• **WHAT TO WORK ON**: Output nothing but the lines from the one with "Clone this chart in seaborn and matplotlib." through the one with "a_y_15 = [1065, 1045, 1008, 975, 936, 870, 813, 785, 747]", including both. Leave the pictures out of the copy.

• **INPUT DATA**:
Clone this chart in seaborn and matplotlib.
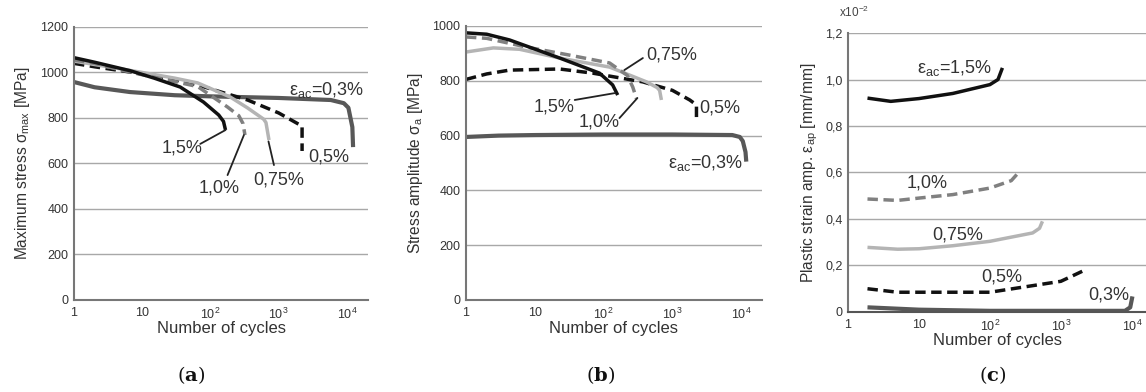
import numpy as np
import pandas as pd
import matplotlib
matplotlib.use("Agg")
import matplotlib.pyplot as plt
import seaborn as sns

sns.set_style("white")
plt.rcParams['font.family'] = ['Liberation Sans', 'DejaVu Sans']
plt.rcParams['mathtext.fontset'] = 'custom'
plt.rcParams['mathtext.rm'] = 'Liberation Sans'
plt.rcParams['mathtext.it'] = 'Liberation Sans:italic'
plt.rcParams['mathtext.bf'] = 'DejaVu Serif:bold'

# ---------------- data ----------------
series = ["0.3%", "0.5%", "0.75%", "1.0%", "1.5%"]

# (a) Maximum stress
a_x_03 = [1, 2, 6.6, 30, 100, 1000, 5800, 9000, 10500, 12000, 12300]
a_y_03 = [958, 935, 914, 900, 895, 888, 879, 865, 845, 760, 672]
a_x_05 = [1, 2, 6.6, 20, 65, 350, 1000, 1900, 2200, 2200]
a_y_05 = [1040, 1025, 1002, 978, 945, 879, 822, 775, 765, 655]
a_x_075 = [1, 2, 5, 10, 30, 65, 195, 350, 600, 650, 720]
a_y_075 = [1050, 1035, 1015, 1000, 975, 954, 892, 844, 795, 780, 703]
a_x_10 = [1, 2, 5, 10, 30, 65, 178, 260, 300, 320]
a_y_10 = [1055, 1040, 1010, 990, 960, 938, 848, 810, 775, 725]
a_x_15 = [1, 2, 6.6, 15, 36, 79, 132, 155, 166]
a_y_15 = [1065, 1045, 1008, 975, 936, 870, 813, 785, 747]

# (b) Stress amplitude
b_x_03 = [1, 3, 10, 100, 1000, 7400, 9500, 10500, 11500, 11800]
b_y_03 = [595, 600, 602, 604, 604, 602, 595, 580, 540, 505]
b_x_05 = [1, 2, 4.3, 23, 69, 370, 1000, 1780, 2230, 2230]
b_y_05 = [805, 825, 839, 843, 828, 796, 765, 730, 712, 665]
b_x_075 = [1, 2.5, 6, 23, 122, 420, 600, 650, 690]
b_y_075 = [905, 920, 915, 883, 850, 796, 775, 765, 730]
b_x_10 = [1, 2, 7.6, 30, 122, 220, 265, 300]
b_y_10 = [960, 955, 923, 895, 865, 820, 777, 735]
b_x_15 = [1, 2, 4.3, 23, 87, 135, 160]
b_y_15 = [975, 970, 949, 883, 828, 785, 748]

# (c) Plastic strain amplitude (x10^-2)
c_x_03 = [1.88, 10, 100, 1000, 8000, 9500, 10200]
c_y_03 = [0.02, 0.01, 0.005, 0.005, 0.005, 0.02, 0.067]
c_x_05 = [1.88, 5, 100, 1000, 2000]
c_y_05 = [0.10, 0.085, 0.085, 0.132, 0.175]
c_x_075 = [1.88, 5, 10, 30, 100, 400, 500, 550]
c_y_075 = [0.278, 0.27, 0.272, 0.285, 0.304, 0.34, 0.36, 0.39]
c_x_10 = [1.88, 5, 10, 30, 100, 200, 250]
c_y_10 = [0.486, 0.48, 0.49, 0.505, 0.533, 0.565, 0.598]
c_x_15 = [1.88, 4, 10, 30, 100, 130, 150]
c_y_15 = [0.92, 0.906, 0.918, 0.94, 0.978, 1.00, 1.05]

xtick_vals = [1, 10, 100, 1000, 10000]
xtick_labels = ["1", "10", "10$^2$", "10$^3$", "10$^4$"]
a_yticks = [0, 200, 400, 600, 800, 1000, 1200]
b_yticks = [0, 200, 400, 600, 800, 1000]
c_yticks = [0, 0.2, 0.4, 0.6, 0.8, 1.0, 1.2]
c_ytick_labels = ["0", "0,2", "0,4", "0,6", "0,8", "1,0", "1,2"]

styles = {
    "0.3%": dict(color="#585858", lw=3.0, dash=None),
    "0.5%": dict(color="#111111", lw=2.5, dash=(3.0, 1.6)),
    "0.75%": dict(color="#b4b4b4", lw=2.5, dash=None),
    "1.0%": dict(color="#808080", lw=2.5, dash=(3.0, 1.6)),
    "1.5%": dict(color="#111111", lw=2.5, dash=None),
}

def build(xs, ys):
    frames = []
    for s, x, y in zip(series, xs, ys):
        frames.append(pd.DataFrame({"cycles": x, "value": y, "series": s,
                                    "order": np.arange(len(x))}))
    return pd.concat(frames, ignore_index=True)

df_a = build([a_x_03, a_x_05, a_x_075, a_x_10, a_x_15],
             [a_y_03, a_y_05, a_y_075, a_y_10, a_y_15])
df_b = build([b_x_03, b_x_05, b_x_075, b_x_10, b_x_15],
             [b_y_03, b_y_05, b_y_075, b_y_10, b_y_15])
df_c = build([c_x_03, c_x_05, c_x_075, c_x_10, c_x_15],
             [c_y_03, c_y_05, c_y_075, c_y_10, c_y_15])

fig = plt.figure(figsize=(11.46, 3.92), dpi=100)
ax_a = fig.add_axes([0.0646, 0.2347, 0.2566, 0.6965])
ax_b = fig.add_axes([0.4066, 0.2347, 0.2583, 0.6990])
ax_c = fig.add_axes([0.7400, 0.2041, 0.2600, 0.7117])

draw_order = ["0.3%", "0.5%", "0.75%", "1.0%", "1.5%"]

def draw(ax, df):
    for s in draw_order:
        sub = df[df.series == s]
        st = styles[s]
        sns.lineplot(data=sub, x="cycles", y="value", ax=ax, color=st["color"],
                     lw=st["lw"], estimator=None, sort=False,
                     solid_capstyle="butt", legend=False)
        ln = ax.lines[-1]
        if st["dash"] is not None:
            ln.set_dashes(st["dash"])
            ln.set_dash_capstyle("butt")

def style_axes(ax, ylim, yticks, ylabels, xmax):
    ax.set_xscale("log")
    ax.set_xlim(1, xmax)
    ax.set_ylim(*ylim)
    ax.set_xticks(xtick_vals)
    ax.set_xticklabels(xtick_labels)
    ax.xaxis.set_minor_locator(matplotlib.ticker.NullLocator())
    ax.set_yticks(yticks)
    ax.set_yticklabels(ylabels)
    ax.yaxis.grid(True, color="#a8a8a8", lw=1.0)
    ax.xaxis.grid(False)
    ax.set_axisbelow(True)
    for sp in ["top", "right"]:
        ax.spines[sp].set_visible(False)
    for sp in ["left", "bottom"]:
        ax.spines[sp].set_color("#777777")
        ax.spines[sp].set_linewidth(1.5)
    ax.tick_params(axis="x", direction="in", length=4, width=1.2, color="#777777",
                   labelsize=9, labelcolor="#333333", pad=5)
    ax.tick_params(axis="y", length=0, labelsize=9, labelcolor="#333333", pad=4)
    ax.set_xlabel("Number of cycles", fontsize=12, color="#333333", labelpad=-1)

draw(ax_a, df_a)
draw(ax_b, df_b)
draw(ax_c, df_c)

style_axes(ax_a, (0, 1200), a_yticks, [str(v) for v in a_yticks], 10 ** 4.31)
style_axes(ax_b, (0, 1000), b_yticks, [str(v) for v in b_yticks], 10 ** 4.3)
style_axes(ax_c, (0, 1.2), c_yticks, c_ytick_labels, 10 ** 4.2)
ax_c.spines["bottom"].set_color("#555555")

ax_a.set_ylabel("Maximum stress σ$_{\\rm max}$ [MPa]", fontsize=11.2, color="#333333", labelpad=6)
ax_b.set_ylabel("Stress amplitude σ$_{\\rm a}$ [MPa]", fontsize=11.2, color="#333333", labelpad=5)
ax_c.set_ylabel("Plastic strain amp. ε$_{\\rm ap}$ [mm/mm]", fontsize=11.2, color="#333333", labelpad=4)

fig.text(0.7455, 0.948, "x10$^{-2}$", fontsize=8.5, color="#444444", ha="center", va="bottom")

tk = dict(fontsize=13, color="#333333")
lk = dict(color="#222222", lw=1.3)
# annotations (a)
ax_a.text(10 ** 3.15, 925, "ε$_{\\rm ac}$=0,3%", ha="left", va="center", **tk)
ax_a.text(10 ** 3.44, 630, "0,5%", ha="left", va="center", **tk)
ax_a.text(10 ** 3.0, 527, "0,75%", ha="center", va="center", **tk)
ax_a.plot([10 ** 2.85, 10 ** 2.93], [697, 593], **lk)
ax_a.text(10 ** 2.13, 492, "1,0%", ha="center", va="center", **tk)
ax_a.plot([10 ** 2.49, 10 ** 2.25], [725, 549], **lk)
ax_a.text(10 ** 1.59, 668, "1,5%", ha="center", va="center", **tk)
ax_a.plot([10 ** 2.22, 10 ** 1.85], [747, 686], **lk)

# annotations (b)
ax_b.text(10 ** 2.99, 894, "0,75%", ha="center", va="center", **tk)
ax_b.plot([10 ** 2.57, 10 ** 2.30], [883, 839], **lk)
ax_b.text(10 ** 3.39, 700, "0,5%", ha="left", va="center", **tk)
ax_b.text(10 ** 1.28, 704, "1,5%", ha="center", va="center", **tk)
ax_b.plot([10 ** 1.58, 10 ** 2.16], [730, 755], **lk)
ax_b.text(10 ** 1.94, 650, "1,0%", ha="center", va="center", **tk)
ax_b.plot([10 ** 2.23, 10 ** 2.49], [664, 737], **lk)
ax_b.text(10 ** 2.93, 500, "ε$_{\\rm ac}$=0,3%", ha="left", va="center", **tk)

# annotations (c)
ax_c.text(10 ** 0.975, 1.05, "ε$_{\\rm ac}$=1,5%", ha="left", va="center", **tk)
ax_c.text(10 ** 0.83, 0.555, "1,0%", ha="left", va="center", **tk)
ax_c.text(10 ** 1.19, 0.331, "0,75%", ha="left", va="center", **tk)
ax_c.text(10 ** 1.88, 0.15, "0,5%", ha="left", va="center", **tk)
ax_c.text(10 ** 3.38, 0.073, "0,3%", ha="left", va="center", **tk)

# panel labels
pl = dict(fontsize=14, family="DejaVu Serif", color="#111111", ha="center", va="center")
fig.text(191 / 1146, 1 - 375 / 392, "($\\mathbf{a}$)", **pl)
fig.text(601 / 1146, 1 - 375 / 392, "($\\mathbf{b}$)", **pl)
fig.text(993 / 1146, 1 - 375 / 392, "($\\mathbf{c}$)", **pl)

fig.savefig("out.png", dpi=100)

--

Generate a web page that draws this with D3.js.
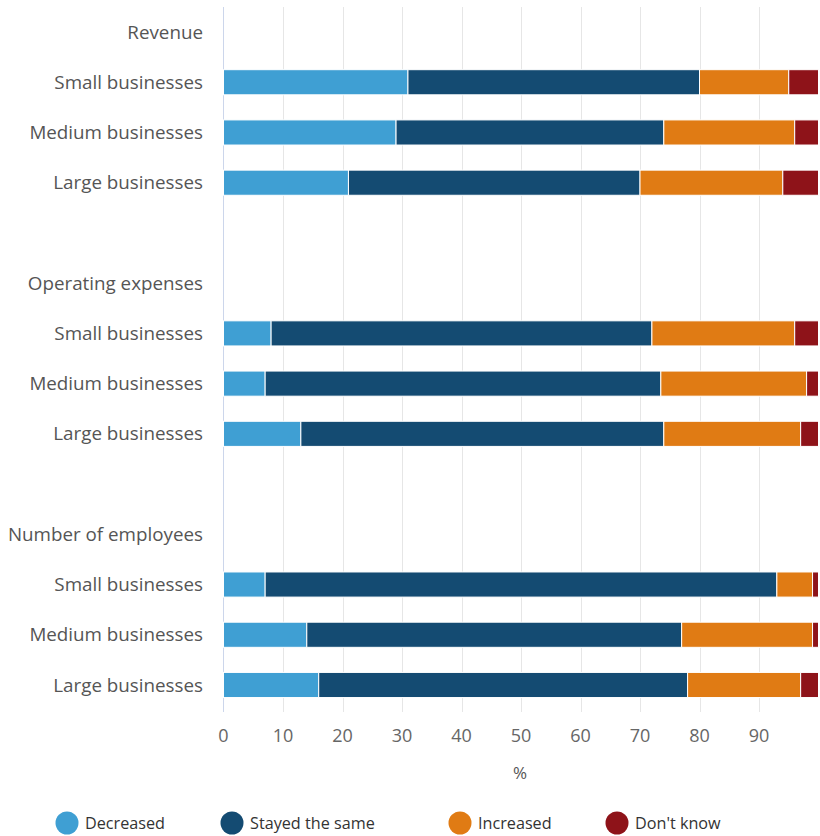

• **TASK RESPONSE**:
Clone this chart in seaborn and matplotlib.
import numpy as np
import pandas as pd
import matplotlib
matplotlib.use("Agg")
import matplotlib.pyplot as plt
import seaborn as sns

sns.set_style("white")
plt.rcParams['font.family'] = ['Liberation Sans', 'DejaVu Sans']
plt.rcParams['mathtext.fontset'] = 'custom'
plt.rcParams['mathtext.rm'] = 'Liberation Sans'
plt.rcParams['mathtext.it'] = 'Liberation Sans:italic'
plt.rcParams['mathtext.bf'] = 'DejaVu Serif:bold'

# ---------------- data ----------------
series = ["0.3%", "0.5%", "0.75%", "1.0%", "1.5%"]

# (a) Maximum stress
a_x_03 = [1, 2, 6.6, 30, 100, 1000, 5800, 9000, 10500, 12000, 12300]
a_y_03 = [958, 935, 914, 900, 895, 888, 879, 865, 845, 760, 672]
a_x_05 = [1, 2, 6.6, 20, 65, 350, 1000, 1900, 2200, 2200]
a_y_05 = [1040, 1025, 1002, 978, 945, 879, 822, 775, 765, 655]
a_x_075 = [1, 2, 5, 10, 30, 65, 195, 350, 600, 650, 720]
a_y_075 = [1050, 1035, 1015, 1000, 975, 954, 892, 844, 795, 780, 703]
a_x_10 = [1, 2, 5, 10, 30, 65, 178, 260, 300, 320]
a_y_10 = [1055, 1040, 1010, 990, 960, 938, 848, 810, 775, 725]
a_x_15 = [1, 2, 6.6, 15, 36, 79, 132, 155, 166]
a_y_15 = [1065, 1045, 1008, 975, 936, 870, 813, 785, 747]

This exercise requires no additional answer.